In Many Worlds, entanglement isn’t spooky action at a distance—it’s correlated branching. When two particles are entangled, they’re one quantum system that, when measured, branches reality in correlated ways. This interpretation preserves locality (nothing travels faster than light) and maintains realism (the wave function is real), but at the cost of accepting that all possible measurement outcomes occur in different branches. Every entangled pair of particles represents a fork in reality. And every moment, reality branches into incomprehensibly many versions, forever unable to communicate with each other.

Are We All Entangled?

Given that entanglement spreads through interactions, and that everything in the universe has been interacting for 13.8 billion years, the answer is mathematically yes. Every particle in the observable universe emerged from the Big Bang in a single, highly entangled quantum state. As the universe evolved, this entanglement spread and scrambled, but it never disappeared.

Practically speaking, this doesn’t mean you and I are entangled in any measurable way—decoherence has scrambled those correlations beyond recovery. But fundamentally, the universe is not a collection of separate things. It’s one thing, one wave function, one quantum state that includes everything. Schrödinger put it well: entanglement is “not one, but rather the characteristic trait of quantum mechanics, the one that enforces its entire departure from classical lines of thought.”

The boundaries we draw between objects, between self and other, between here and there—these are useful fictions, not fundamental truths. At the quantum level, the universe is woven together in ways that defy our intuitive notions of separateness.

The Simulation Hypothesis Connection

Yes, I’m bringing up the simulation hypothesis again—because entanglement, like superposition and uncertainty, has this weird property of looking suspiciously like optimized code.

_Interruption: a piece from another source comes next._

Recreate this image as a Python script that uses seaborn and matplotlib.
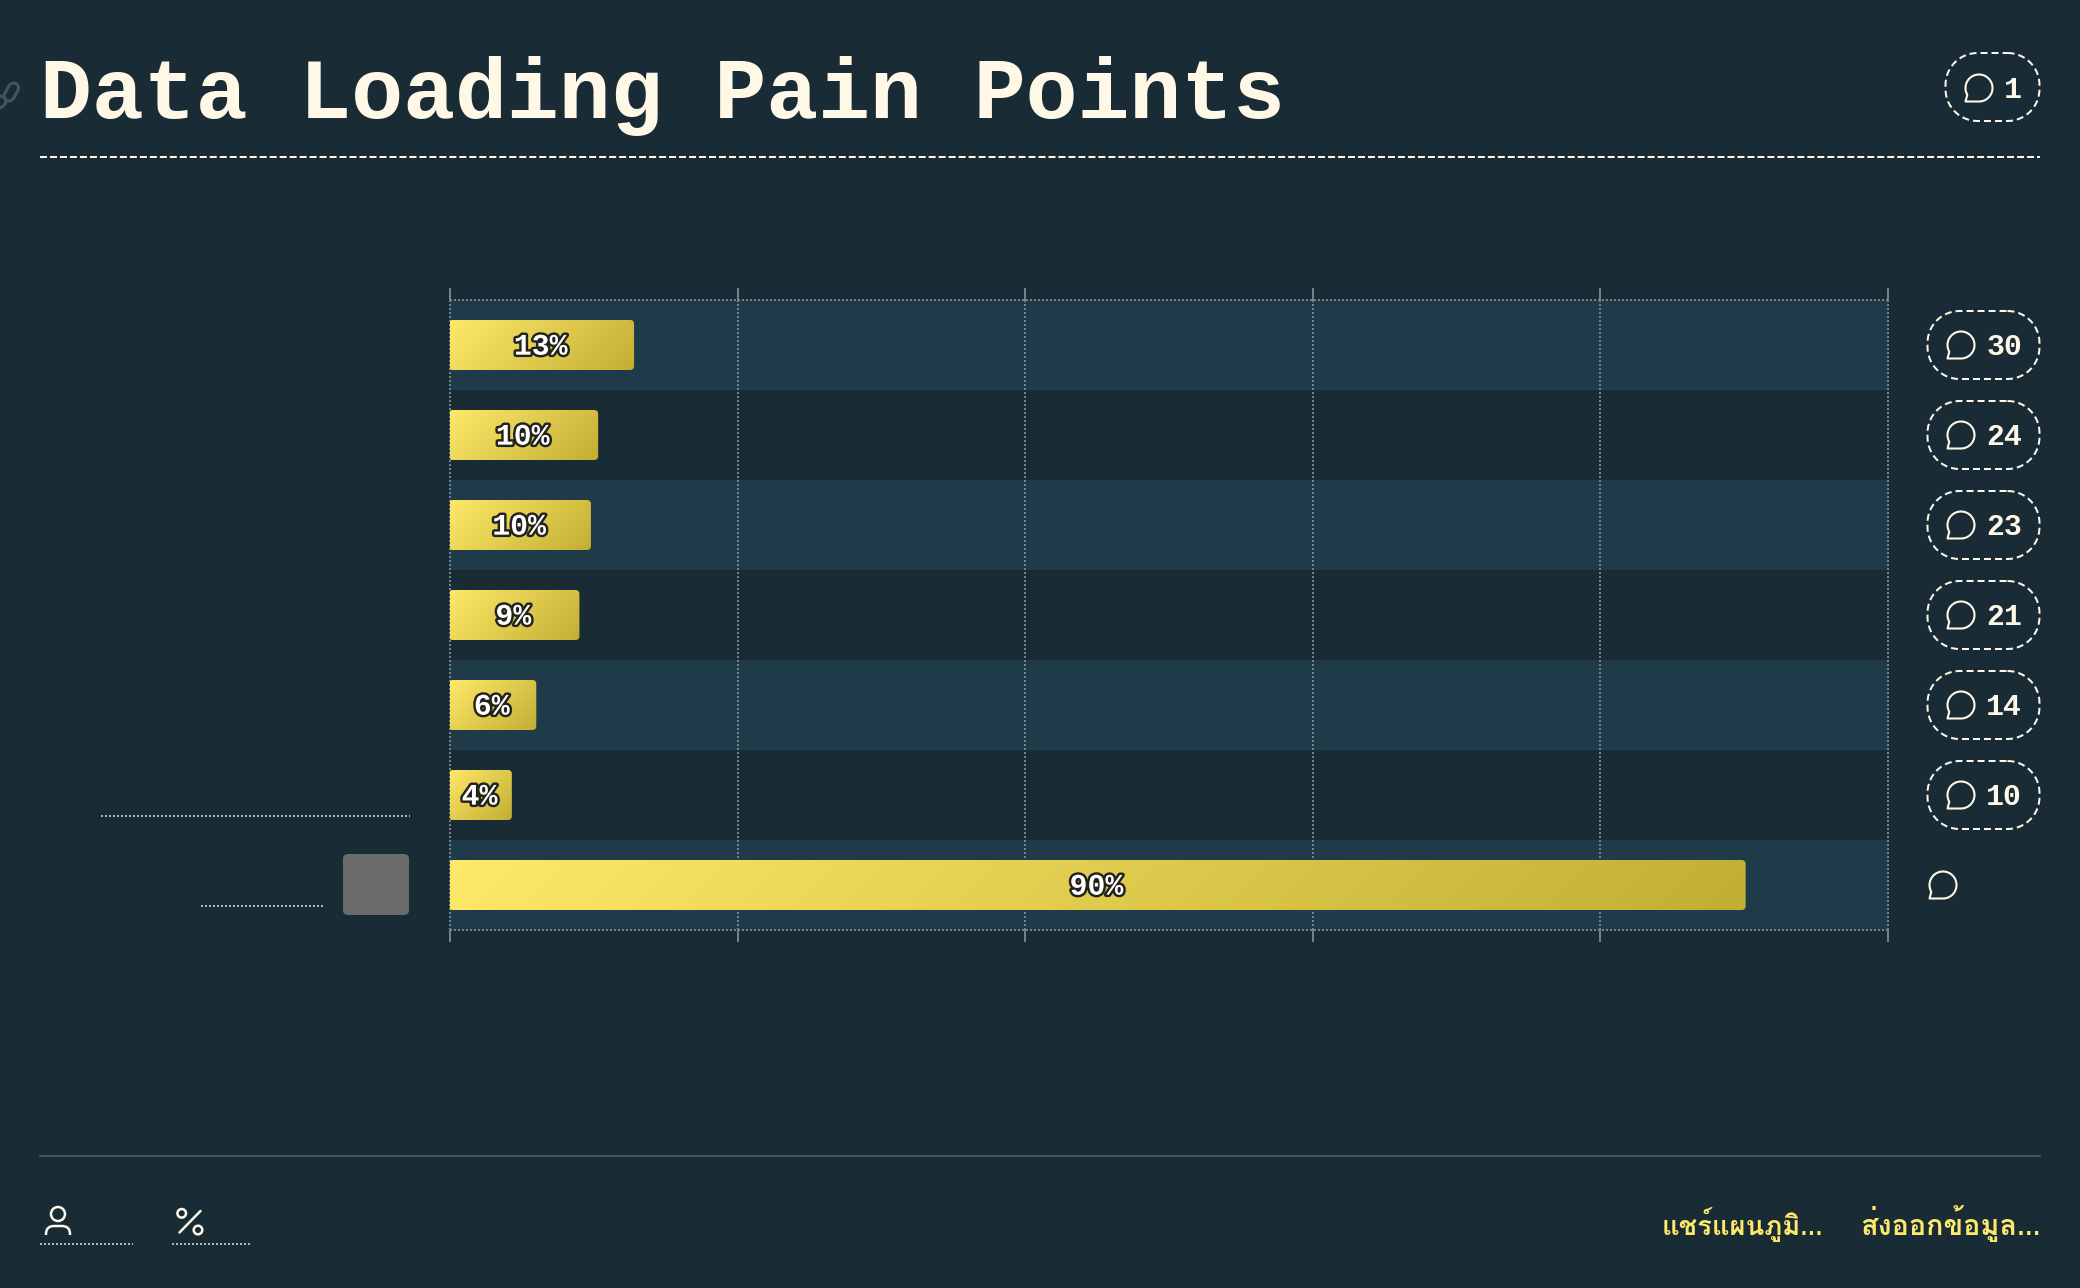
import numpy as np
import pandas as pd
import matplotlib

matplotlib.use("Agg")
import matplotlib.pyplot as plt
import matplotlib.font_manager as fm
import seaborn as sns
from matplotlib.colors import LinearSegmentedColormap
from matplotlib.patches import Circle, FancyBboxPatch, PathPatch
from matplotlib.path import Path
from matplotlib.ft2font import FT2Font
import matplotlib.patheffects as pe

# chart values
options = ["a", "b", "c", "d", "e", "f", "g"]
percents = [12.8, 10.3, 9.8, 9.0, 6.0, 4.3, 90.1]
percent_labels = ["13%", "10%", "10%", "9%", "6%", "4%", "90%"]
comments = ["30", "24", "23", "21", "14", "10", ""]
x_ticks = [0, 20, 40, 60, 80, 100]

TITLE = "Data Loading Pain Points"
TITLE_COMMENTS = "1"
SHARE = "แชร์แผนภูมิ…"
EXPORT = "ส่งออกข้อมูล…"

BG = "#192C36"
BAND = "#1F3B4A"
CREAM = "#FFF8E7"
YELLOW = "#FFE96A"
YELLOW_DARK = "#C2AE33"
GRID = "#75828A"
MONO = "Liberation Mono"
DOTS = (0, (1, 1))


def find_thai_font():
    # only some fonts carry thai, take the first one which has the glyphs
    paths = sorted({f.fname for f in fm.fontManager.ttflist})
    thai = []
    for p in paths:
        try:
            if ord("ก") in FT2Font(p).get_charmap():
                thai.append(p)
        except Exception:
            pass
    bold = [p for p in thai if "bold" in p.lower()]
    if bold:
        return fm.FontProperties(fname=bold[0])
    if thai:
        return fm.FontProperties(fname=thai[0])
    return fm.FontProperties(family="DejaVu Sans", weight="bold")


def dotted(ui, x0, x1, y, color="#AEB6BA", lw=1.44):
    ui.plot([x0, x1], [y, y], color=color, lw=lw, ls=DOTS, dash_capstyle="butt")


def chat_icon(ui, cx, cy, r=13.5):
    # circle with a small tail at the lower left, y axis points down here
    angles = np.radians(np.linspace(150, 150 + 300, 60))
    pts = [(cx + r * np.cos(a), cy + r * np.sin(a)) for a in angles]
    pts.append((cx - r, cy + r))
    pts.append(pts[0])
    codes = [Path.MOVETO] + [Path.LINETO] * (len(pts) - 2) + [Path.CLOSEPOLY]
    ui.add_patch(
        PathPatch(Path(pts, codes), fill=False, ec=CREAM, lw=1.5, joinstyle="round")
    )


def pill(ui, x0, x1, y0, y1, r=32):
    # real circular corners, the fancybox ones are too square
    pts = []
    corners = [
        (x1 - r, y0 + r, -90),
        (x1 - r, y1 - r, 0),
        (x0 + r, y1 - r, 90),
        (x0 + r, y0 + r, 180),
    ]
    for cx, cy, start in corners:
        for a in np.radians(np.linspace(start, start + 90, 16)):
            pts.append((cx + r * np.cos(a), cy + r * np.sin(a)))
    pts.append(pts[0])
    ui.plot(*zip(*pts), color=CREAM, lw=1.44, ls=(0, (3.5, 2)), dash_capstyle="butt")


def link_piece(ui, x0, y0, x1, y1):
    ui.plot([x0, x1], [y0, y1], color="#42565F", lw=9.4, solid_capstyle="round")
    ui.plot([x0, x1], [y0, y1], color=BG, lw=5.0, solid_capstyle="round")


def gradient_bars(ax, ui, bars, cmap):
    # swap every seaborn bar for a rounded bar with a 135deg gradient
    y_limits = ax.get_ylim()
    x_limits = ax.get_xlim()
    for bar in bars:
        x, y, w, h = bar.get_x(), bar.get_y(), bar.get_width(), bar.get_height()
        bar.set_visible(False)
        (px0, py0), (px1, py1) = ax.transData.transform([(x, y), (x + w, y + h)])
        # the bars sit about one pixel left of the axis line
        px0 -= 1.2
        pw, ph = abs(px1 - px0), abs(py1 - py0)
        nx, ny = max(int(pw), 2), max(int(ph), 2)
        gx, gy = np.meshgrid(np.arange(nx) + 0.5, np.arange(ny) + 0.5)
        t = (gx + gy) / (pw + ph)
        x_left = ax.transData.inverted().transform((px0, py0))[0]
        im = ax.imshow(
            t,
            extent=(x_left, x + w, y + h, y),
            origin="upper",
            aspect="auto",
            cmap=cmap,
            vmin=0,
            vmax=1,
            zorder=2,
            interpolation="bilinear",
        )
        # clip box in figure pixels, the overlay has y going down
        top = 1288 - max(py0, py1)
        clip = FancyBboxPatch(
            (px0, top),
            pw,
            ph,
            boxstyle="round,pad=0,rounding_size=4",
            transform=ui.transData,
        )
        im.set_clip_box(None)
        im.set_clip_path(clip)
    ax.set_xlim(x_limits)
    ax.set_ylim(y_limits)


def run_main():
    sns.set_theme(style="dark")
    plt.rcParams["font.family"] = [MONO, "DejaVu Sans Mono"]
    plt.rcParams["figure.facecolor"] = BG
    plt.rcParams["axes.facecolor"] = BG

    df = pd.DataFrame({"option": options, "percent": percents})

    fig = plt.figure(figsize=(20.8, 12.88), dpi=100)
    ax = fig.add_axes([450 / 2080, (1288 - 930) / 1288, 1438 / 2080, 630 / 1288])
    sns.barplot(
        data=df, y="option", x="percent", orient="h", width=50 / 90, color=YELLOW, ax=ax
    )
    bars = list(ax.containers[0])
    ax.set_xlim(0, 100)
    ax.set_ylim(len(options) - 0.5, -0.5)
    ax.set_xlabel("")
    ax.set_ylabel("")
    ax.set_yticks([])
    ax.set_xticks(x_ticks)

    # alternating row bands
    for i in range(0, len(options), 2):
        ax.axhspan(i - 0.5, i + 0.5, color=BAND, lw=0, zorder=0.1)

    # dotted grid with solid stubs outside of the plot
    ax.set_axisbelow(True)
    ax.grid(axis="x", color=GRID, lw=1.44, ls=DOTS)
    for line in ax.get_xgridlines():
        line.set_clip_on(False)
        line.set_dash_capstyle("butt")
    ax.tick_params(
        axis="x",
        length=8.6,
        width=1.44,
        color=GRID,
        top=True,
        bottom=True,
        labelbottom=False,
        direction="out",
    )
    for side in ax.spines:
        ax.spines[side].set_visible(False)
    for y in ax.get_ylim():
        ax.axhline(y, color=GRID, lw=1.44, ls=DOTS, clip_on=False, dash_capstyle="butt", zorder=1)

    # overlay in figure pixels for the page furniture
    ui = fig.add_axes([0, 0, 1, 1], zorder=5)
    ui.set_xlim(0, 2080)
    ui.set_ylim(1288, 0)
    ui.axis("off")
    ui.patch.set_alpha(0)

    cmap = LinearSegmentedColormap.from_list("bar", [YELLOW, YELLOW_DARK])
    gradient_bars(ax, ui, bars, cmap)

    for i, (value, label) in enumerate(zip(percents, percent_labels)):
        ax.text(
            value / 2 - 0.1,
            i - 0.015,
            label,
            ha="center",
            va="center_baseline",
            color="white",
            fontsize=21.5,
            fontweight="bold",
            zorder=4,
            path_effects=[pe.withStroke(linewidth=3.5, foreground="#23231C")],
        )

    # header
    ui.text(
        40, 118, TITLE, color=CREAM, fontsize=62.25, fontweight="bold", va="baseline"
    )
    ui.plot([40, 2040], [156.7, 156.7], color=CREAM, lw=1.44, ls=(0, (3.5, 1.4925)), dash_capstyle="butt")
    pill(ui, 1945.5, 2039.5, 53, 121)
    chat_icon(ui, 1979, 88)
    ui.text(
        2022, 87, TITLE_COMMENTS, color=CREAM, fontsize=21.5, fontweight="bold",
        ha="right", va="center_baseline",
    )

    # comment counts next to the rows
    for i, count in enumerate(comments):
        cy = 345 + 90 * i
        if count:
            pill(ui, 1927.5, 2039.5, cy - 34, cy + 34)
            chat_icon(ui, 1961, cy)
            ui.text(
                2022, cy - 1, count, color=CREAM, fontsize=21.5, fontweight="bold",
                ha="right", va="center_baseline",
            )
        else:
            chat_icon(ui, 1943, cy)

    # empty label placeholders left of the last rows
    dotted(ui, 101, 410, 816)
    dotted(ui, 201, 323, 906)
    ui.add_patch(
        FancyBboxPatch(
            (347, 858), 58, 53, boxstyle="round,pad=4,rounding_size=5", fc="#6B6B6B", ec="none"
        )
    )

    # clipped link icon on the left edge
    link_piece(ui, -6, 108, 1, 101)
    link_piece(ui, 9, 96, 13.5, 88)

    # footer
    ui.plot([40, 2040], [1155.7, 1155.7], color="#45535D", lw=1.6)
    ui.add_patch(Circle((58, 1214), 7, fill=False, ec=CREAM, lw=1.8))
    ui.add_patch(
        PathPatch(
            Path(
                [(46, 1235), (46, 1234), (46, 1226), (54, 1226), (62, 1226), (70, 1226), (70, 1234), (70, 1235)],
                [Path.MOVETO, Path.LINETO, Path.CURVE3, Path.CURVE3, Path.LINETO, Path.CURVE3, Path.CURVE3, Path.LINETO],
            ),
            fill=False, ec=CREAM, lw=1.8,
        )
    )
    dotted(ui, 40, 133, 1244)
    ui.add_patch(Circle((181.7, 1213.3), 4.3, fill=False, ec=CREAM, lw=1.8))
    ui.add_patch(Circle((198, 1230), 4.3, fill=False, ec=CREAM, lw=1.8))
    ui.plot([200.5, 179.5], [1211, 1232.5], color=CREAM, lw=1.8)
    dotted(ui, 172, 249.5, 1244)

    thai = find_thai_font()
    ui.text(1823, 1235, SHARE, color=YELLOW, fontproperties=thai, fontsize=19.7, ha="right", va="baseline")
    ui.text(2040, 1235, EXPORT, color=YELLOW, fontproperties=thai, fontsize=20.7, ha="right", va="baseline")

    fig.savefig("out.png", dpi=100, facecolor=BG)
    plt.close(fig)


if __name__ == "__main__":
    run_main()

Think about how a multiplayer video game works. The game doesn’t constantly send every detail between computers; that would be wasteful. Instead, it uses a shared random number generator seed. When something random needs to happen, both computers run the same algorithm with the same seed and get the same result—instant coordination with no information traveling between them. Entanglement works eerily similarly. Two particles share a quantum state (like a shared RNG seed). Measure one, you get a random result. Measure the other, you get a correlated result—not because information traveled, but because they’re referencing the same underlying quantum state.

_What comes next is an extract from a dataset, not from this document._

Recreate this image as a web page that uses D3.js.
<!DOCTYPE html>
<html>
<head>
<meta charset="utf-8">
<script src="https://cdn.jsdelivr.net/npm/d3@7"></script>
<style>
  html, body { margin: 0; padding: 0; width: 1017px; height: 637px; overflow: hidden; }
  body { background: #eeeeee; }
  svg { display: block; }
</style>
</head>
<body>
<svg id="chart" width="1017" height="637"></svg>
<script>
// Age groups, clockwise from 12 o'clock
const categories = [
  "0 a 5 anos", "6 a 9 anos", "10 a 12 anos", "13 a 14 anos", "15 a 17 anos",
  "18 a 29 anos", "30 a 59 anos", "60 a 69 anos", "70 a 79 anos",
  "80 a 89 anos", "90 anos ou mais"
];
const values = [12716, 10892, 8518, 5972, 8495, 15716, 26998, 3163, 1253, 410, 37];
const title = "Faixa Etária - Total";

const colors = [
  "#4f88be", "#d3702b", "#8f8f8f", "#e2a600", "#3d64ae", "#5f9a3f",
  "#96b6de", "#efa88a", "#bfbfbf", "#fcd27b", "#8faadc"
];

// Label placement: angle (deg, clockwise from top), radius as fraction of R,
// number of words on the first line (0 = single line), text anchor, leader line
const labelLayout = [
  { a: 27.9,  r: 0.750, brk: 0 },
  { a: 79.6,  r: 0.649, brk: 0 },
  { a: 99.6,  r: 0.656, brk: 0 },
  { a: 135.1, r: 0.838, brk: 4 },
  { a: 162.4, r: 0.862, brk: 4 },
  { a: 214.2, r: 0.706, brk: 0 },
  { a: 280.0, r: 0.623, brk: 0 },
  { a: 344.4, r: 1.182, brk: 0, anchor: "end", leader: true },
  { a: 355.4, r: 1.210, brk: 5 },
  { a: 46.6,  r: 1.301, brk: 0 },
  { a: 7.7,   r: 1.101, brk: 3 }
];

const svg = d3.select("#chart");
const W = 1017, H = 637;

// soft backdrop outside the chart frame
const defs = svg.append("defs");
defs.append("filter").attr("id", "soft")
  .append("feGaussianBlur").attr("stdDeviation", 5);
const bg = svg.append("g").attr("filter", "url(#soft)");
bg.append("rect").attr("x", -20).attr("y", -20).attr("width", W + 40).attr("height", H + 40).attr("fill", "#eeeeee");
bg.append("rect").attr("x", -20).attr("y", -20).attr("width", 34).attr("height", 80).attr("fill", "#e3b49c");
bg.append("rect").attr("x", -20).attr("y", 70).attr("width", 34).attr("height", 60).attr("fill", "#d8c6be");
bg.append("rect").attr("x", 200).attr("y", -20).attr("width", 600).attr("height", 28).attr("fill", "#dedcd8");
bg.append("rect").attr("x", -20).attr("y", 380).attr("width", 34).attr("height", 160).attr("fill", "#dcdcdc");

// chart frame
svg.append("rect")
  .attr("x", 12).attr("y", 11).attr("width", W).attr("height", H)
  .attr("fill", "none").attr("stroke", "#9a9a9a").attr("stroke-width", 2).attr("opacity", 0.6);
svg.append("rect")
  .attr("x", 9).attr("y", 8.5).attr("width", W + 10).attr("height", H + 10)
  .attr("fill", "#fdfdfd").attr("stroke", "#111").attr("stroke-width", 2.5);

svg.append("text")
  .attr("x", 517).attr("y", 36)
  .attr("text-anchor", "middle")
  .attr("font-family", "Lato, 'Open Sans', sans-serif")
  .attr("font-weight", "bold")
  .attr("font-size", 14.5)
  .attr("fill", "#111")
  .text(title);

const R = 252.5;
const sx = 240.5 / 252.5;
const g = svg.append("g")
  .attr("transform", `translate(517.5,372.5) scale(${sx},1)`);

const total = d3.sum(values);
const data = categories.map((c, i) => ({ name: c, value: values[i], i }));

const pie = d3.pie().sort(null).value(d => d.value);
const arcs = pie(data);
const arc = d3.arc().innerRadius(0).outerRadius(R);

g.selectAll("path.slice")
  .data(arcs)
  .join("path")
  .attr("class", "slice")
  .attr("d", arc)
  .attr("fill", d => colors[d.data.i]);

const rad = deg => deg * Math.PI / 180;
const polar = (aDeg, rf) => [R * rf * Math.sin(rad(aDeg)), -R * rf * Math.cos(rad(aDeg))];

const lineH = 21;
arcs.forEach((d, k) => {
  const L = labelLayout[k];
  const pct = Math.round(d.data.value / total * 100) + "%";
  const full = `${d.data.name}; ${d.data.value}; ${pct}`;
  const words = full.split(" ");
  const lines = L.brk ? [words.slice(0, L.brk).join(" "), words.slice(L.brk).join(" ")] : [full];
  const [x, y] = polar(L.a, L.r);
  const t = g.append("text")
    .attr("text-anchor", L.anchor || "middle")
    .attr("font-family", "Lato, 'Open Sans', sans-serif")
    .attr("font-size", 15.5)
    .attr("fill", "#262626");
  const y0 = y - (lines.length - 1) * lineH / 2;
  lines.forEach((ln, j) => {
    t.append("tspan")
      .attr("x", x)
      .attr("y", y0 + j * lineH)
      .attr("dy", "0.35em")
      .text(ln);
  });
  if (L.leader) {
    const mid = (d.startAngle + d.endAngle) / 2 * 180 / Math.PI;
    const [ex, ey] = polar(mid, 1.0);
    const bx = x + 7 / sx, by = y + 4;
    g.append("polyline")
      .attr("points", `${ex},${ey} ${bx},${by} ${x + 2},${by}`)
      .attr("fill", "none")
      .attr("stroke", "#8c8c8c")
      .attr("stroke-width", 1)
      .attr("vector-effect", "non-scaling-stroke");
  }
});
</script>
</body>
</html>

It’s as if reality uses entanglement as a bandwidth-saving optimization. As always: this doesn’t prove we’re in a simulation. But the parallel is striking enough that serious physicists and philosophers have considered it. And whether or not we’re in a simulation, the fact that entanglement allows this interpretation shows just how strange quantum mechanics truly is.

Conclusion: Everything Is Connected (Literally)

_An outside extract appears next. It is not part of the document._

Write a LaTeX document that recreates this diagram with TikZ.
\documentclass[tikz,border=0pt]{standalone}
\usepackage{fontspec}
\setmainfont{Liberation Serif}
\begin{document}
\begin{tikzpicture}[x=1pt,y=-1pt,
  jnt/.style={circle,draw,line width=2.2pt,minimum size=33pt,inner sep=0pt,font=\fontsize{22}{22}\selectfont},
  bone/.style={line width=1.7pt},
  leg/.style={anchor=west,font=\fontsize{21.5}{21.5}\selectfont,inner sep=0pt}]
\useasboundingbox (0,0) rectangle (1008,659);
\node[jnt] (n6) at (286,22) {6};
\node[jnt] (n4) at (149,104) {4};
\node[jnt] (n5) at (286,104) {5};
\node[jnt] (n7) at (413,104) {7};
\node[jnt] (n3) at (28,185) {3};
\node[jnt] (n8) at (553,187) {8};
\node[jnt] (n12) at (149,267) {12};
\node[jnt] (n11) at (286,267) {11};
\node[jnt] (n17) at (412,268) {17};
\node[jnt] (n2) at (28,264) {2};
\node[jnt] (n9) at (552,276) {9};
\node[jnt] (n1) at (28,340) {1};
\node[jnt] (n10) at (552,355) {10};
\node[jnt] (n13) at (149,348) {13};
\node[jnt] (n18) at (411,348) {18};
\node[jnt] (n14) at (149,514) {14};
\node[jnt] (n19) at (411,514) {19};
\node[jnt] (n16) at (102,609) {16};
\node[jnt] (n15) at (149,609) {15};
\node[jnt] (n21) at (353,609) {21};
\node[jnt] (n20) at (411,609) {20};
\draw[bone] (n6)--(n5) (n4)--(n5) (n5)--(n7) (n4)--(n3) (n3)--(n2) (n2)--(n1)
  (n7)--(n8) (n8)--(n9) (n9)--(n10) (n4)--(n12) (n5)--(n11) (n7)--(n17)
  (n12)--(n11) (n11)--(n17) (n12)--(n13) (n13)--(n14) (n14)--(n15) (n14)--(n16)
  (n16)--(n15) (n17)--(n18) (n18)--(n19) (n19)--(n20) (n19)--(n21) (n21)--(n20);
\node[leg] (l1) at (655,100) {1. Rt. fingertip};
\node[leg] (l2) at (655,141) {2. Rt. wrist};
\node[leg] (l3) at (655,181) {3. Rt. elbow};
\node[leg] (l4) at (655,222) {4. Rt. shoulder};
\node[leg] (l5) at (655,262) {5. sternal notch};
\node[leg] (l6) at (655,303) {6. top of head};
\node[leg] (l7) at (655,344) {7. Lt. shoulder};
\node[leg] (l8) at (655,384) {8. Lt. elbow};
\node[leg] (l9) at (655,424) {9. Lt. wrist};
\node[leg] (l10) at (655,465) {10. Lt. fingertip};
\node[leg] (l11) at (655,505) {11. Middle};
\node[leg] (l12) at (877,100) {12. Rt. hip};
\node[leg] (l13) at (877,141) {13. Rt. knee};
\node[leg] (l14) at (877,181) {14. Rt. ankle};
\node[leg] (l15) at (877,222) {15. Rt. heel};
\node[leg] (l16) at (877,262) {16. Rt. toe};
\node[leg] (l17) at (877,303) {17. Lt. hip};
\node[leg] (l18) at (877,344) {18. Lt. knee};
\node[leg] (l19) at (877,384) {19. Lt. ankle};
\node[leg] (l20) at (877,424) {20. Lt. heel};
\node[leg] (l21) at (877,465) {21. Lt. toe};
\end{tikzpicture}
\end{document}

Quantum entanglement tells us that Einstein was wrong about local realism, that the universe is non-local at its foundation, and that separateness might be an illusion created by decoherence rather than a fundamental feature of reality.

We’ve seen how entanglement enables unbreakable encryption, quantum teleportation, and computational power that defies classical limits. We’ve seen how nature might have been using it for billions of years. And we’ve confronted the philosophical implications: that measurement doesn’t reveal pre-existing properties but participates in creating them, that “separate” objects are only separate in a practical sense, and that reality might be one vast, entangled quantum state that we’re all part of.

I find entanglement both beautiful and unsettling. Beautiful because it reveals deep connections woven into the fabric of reality. Unsettling because it forces us to abandon cherished intuitions about separateness, locality, and independence. But perhaps most importantly, entanglement shows us that the universe is not made of isolated, independent parts that happen to interact. It’s made of connections, correlations, and relationships.

Particles don’t “have” entanglement. They are entanglement, expressed across space.

Einstein called it spooky. I call it sublime. The universe is connected in ways that transcend space and time, in ways that are only just beginning to revolutionize our technology and our understanding of reality itself. The impossible isn’t just possible at quantum scales—it’s mandatory.

And every experiment we perform, every quantum computer we build, every unbreakable encryption key we generate, proves it anew: we live in a universe where everything that has ever interacted remains connected, where the past reaches into the present through quantum correlations, where the boundaries between things are more fluid than we ever imagined.

Entanglement is what’s underneath, what’s always been there, the thread connecting everything that exists.

And it’s real. Faster than light, stranger than fiction, and absolutely, experimentally, undeniably real.